REQUIRED TASK
The listing below holds pictures; exclude them. Return exactly the lines from the one with "Emit a Python" through the one with "15.15, 15.15, 14.71]".

INFORMATION SUPPLIED
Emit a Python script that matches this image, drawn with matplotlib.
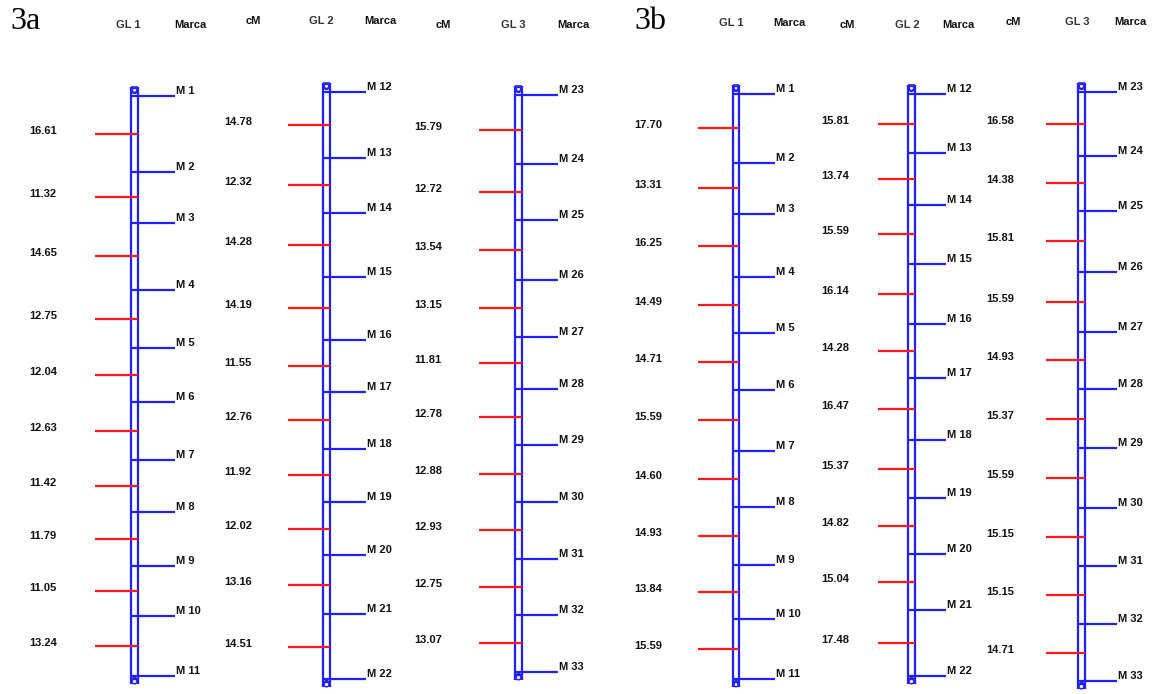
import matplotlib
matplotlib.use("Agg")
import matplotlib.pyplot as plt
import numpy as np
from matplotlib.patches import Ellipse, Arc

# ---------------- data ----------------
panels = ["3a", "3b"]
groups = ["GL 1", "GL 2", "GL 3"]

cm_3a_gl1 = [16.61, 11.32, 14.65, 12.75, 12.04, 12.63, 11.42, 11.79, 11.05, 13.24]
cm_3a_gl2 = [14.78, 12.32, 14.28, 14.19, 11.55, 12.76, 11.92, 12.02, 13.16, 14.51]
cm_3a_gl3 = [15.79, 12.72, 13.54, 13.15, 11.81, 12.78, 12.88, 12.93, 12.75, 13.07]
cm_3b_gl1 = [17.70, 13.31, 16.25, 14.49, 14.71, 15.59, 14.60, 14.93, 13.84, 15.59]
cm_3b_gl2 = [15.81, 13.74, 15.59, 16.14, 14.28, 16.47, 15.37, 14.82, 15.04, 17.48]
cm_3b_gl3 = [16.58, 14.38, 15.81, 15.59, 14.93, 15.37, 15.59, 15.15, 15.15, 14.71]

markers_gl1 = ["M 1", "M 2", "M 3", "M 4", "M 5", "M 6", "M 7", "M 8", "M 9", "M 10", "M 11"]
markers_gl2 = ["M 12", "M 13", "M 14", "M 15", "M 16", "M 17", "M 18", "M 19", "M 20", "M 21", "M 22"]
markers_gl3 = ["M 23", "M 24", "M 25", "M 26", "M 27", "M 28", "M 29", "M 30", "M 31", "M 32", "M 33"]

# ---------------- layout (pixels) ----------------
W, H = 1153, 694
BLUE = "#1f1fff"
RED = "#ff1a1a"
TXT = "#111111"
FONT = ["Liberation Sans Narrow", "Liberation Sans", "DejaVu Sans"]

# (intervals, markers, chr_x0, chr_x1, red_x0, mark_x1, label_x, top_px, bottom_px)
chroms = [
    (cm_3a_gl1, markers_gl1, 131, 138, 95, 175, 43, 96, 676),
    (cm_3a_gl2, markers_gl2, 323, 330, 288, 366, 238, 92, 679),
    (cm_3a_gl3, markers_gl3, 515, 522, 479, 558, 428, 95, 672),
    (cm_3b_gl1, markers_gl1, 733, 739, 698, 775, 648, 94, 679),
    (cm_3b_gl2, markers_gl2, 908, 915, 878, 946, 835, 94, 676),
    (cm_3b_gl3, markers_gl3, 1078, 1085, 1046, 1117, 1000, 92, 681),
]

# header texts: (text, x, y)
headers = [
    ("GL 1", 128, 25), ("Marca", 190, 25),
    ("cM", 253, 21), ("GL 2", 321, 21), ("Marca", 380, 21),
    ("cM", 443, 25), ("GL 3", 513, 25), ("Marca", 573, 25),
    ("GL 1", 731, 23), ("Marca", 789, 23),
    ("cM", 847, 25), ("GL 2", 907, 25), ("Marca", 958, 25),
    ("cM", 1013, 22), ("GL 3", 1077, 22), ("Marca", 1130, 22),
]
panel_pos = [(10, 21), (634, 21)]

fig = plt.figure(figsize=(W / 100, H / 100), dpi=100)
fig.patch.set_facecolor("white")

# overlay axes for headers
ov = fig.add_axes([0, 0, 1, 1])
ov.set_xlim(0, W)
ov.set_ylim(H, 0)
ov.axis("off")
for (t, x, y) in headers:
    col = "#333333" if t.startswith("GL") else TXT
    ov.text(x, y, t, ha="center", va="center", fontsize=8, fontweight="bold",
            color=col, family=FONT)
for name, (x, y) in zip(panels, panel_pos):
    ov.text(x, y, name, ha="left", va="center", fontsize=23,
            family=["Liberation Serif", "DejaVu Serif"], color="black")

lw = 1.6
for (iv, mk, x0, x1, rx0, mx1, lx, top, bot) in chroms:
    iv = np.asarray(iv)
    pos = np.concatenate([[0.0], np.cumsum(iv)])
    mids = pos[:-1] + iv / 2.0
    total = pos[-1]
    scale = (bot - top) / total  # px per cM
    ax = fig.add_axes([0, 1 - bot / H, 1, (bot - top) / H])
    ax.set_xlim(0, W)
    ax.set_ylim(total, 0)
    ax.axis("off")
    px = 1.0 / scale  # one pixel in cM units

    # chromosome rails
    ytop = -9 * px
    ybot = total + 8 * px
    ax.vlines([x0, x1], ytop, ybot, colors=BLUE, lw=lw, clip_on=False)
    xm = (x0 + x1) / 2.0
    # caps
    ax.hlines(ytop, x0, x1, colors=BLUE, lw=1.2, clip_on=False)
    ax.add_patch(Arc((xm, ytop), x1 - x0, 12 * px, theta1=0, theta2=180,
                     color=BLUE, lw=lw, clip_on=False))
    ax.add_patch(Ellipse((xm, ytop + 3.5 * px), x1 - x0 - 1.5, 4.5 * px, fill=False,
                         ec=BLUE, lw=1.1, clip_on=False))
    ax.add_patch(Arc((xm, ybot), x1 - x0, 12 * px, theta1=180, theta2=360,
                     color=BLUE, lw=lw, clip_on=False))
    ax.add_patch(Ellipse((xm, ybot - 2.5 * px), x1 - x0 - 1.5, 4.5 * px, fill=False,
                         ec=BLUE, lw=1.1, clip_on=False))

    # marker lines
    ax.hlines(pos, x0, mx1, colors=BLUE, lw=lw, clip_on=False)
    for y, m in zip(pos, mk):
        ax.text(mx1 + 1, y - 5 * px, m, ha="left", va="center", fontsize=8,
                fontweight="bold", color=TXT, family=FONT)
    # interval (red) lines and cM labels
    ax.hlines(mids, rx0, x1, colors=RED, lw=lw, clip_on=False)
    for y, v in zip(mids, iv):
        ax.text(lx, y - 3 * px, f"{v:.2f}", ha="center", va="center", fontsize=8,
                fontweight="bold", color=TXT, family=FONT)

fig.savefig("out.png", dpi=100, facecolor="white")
---
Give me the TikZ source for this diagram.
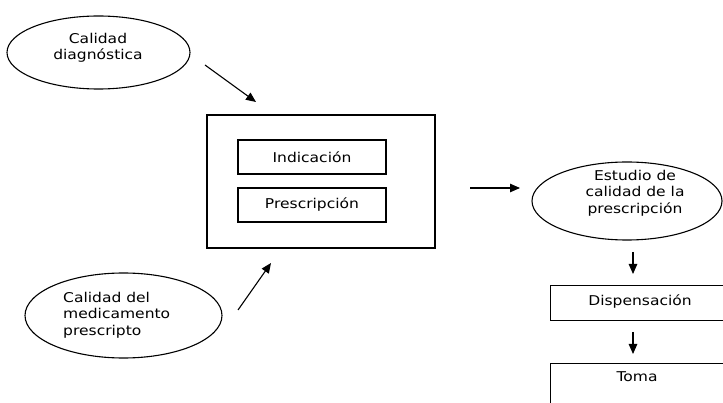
--
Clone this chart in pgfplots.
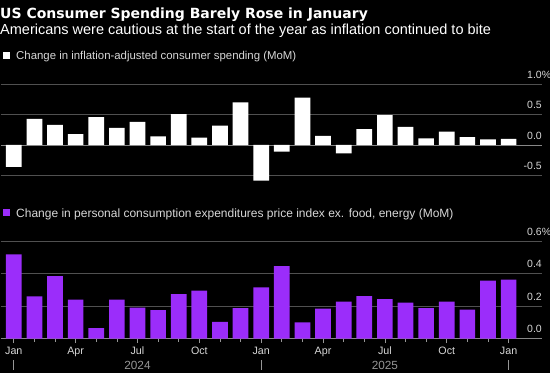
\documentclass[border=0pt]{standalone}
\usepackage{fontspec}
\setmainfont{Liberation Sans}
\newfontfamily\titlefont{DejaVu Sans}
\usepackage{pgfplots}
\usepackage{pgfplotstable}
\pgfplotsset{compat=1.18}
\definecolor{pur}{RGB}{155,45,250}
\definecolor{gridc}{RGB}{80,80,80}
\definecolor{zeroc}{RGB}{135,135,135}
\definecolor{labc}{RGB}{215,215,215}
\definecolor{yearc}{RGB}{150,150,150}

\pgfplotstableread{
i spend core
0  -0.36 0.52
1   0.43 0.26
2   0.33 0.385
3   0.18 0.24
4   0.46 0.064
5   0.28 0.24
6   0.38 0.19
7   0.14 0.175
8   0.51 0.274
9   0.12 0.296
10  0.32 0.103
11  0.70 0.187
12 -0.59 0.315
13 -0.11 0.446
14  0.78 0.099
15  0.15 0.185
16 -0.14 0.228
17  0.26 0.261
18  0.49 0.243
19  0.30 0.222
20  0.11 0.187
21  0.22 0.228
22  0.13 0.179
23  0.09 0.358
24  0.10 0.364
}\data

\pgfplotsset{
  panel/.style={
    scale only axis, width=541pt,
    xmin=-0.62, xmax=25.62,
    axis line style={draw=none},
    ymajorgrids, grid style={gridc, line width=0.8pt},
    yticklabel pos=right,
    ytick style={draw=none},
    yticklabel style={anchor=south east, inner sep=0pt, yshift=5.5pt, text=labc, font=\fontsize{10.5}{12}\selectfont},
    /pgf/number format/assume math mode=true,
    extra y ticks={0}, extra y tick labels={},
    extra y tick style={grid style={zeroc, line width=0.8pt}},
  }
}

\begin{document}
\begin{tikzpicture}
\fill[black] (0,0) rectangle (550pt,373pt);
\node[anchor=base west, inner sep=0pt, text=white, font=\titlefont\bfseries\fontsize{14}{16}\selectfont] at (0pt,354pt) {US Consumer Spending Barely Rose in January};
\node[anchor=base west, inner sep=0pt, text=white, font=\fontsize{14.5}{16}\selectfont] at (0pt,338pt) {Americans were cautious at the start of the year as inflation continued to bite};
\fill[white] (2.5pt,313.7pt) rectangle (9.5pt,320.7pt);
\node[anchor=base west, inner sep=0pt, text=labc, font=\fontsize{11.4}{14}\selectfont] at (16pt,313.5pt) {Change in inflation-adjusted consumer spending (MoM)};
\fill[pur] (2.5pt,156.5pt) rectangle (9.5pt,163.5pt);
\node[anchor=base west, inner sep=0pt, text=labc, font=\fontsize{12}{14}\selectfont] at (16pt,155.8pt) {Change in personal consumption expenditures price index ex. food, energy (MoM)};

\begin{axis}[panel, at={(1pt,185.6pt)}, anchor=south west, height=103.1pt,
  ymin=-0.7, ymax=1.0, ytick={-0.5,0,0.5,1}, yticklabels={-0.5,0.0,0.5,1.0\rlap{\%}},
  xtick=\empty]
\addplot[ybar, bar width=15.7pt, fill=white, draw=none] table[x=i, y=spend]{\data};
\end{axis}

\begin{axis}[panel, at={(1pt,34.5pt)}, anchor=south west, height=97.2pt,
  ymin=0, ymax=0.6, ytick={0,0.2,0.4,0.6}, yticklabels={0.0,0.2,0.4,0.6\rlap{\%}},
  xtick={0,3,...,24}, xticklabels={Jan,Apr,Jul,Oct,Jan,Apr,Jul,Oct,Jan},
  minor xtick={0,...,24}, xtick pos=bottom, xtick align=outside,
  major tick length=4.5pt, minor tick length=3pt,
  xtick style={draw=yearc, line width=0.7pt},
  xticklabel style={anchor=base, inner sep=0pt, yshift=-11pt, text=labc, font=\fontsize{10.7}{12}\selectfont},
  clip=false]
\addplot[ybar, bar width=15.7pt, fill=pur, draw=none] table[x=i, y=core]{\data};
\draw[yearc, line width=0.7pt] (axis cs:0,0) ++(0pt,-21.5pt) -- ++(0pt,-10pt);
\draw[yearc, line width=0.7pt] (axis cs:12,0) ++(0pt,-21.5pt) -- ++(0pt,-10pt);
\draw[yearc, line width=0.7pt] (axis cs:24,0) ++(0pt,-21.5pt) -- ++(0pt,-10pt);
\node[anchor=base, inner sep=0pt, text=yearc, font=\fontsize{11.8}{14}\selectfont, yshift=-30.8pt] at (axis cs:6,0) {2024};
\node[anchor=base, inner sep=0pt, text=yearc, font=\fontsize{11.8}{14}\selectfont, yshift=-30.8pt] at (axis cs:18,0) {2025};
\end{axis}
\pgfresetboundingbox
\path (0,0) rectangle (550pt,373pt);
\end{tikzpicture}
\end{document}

OUTPUT FOR THIS TASK
Emit a Python script that matches this image, drawn with matplotlib.
import matplotlib
matplotlib.use("Agg")
import matplotlib.pyplot as plt
import numpy as np
from matplotlib.patches import Ellipse, Arc

# ---------------- data ----------------
panels = ["3a", "3b"]
groups = ["GL 1", "GL 2", "GL 3"]

cm_3a_gl1 = [16.61, 11.32, 14.65, 12.75, 12.04, 12.63, 11.42, 11.79, 11.05, 13.24]
cm_3a_gl2 = [14.78, 12.32, 14.28, 14.19, 11.55, 12.76, 11.92, 12.02, 13.16, 14.51]
cm_3a_gl3 = [15.79, 12.72, 13.54, 13.15, 11.81, 12.78, 12.88, 12.93, 12.75, 13.07]
cm_3b_gl1 = [17.70, 13.31, 16.25, 14.49, 14.71, 15.59, 14.60, 14.93, 13.84, 15.59]
cm_3b_gl2 = [15.81, 13.74, 15.59, 16.14, 14.28, 16.47, 15.37, 14.82, 15.04, 17.48]
cm_3b_gl3 = [16.58, 14.38, 15.81, 15.59, 14.93, 15.37, 15.59, 15.15, 15.15, 14.71]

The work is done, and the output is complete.